Extracting content from xpath_node_set generically in pugixml


Right now I'm performing this xpath query using pugixml:

"//a/@href"

Using the following code:

std::vector<std::string> web::parser::query(std::string xpath)
{
    pugi::xpath_node_set links = document.select_nodes(xpath.c_str());
    std::cout << "OK" << std::endl;

    std::vector<std::string> urls;
    for (auto link : links)
        urls.push_back(link.attribute().value());

    return urls;
}

Observe that I need to specify that what I'm querying is an attribute because I call link.attribute().value()) instead of link.node().value()).

Is there a way that I can make this query function to work on both cases (attribute and PCData)?


Solution

  • After consulting the reference manual from pugixml, I saw that xpath_node is an union of xml_node and xml_attribute.

    This means that either one of them is null or both are.
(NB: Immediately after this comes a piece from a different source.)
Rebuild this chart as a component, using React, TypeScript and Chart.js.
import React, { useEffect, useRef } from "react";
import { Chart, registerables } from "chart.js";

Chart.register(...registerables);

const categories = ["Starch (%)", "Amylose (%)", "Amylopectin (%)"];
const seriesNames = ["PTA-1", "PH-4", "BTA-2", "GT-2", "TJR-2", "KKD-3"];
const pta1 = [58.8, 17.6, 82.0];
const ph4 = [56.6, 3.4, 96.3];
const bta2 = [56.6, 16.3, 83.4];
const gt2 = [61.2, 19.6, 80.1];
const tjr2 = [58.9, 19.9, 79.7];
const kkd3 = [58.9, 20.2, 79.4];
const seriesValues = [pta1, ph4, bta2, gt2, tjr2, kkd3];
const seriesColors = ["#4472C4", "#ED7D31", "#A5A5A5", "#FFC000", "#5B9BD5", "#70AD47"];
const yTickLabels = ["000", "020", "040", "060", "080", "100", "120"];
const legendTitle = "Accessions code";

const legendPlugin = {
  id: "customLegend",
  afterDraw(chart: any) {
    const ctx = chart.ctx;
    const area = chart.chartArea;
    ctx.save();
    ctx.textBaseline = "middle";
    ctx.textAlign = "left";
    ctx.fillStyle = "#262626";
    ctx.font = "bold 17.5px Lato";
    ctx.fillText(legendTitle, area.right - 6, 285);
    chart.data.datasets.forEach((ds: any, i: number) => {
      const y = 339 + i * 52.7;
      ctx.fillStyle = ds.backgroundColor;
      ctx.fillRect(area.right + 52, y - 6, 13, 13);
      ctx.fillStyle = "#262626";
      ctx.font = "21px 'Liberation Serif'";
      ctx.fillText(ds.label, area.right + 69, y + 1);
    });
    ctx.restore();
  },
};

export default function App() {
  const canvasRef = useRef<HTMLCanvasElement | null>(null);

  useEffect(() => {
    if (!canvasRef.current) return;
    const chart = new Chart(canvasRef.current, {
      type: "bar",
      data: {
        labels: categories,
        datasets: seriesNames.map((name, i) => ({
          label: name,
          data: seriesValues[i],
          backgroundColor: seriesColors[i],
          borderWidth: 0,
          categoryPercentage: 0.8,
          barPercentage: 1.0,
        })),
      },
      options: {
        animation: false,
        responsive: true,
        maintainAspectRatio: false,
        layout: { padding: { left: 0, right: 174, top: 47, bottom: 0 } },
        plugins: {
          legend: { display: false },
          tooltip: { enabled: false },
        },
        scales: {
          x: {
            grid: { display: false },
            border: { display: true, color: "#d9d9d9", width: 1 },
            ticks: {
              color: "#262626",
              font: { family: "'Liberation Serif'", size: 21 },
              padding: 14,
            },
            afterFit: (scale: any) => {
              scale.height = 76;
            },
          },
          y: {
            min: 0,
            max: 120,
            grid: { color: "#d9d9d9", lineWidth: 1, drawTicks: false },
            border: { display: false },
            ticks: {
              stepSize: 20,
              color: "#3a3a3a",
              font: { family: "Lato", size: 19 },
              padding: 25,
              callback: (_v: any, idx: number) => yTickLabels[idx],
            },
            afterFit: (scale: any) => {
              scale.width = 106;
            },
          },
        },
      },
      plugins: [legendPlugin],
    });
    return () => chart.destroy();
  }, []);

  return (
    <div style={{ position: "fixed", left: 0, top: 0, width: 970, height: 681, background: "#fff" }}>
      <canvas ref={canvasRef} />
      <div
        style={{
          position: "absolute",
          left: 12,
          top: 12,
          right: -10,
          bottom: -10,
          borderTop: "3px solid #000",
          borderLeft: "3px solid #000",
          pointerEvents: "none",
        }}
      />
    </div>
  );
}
With that information, I can do this workaround:

    std::vector<std::string> web::parser::query(std::string xpath)
    {
        pugi::xpath_node_set node_set = document.select_nodes(xpath.c_str());
    
        std::vector<std::string> result;
        for (auto xpath_node : node_set) {
            if (xpath_node.attribute() != nullptr)
                result.push_back(xpath_node.attribute().value());
            else
                result.push_back(xpath_node.node().child_value());
        }
    
        return result;
    }
    

    Which appears to be correct in my test cases.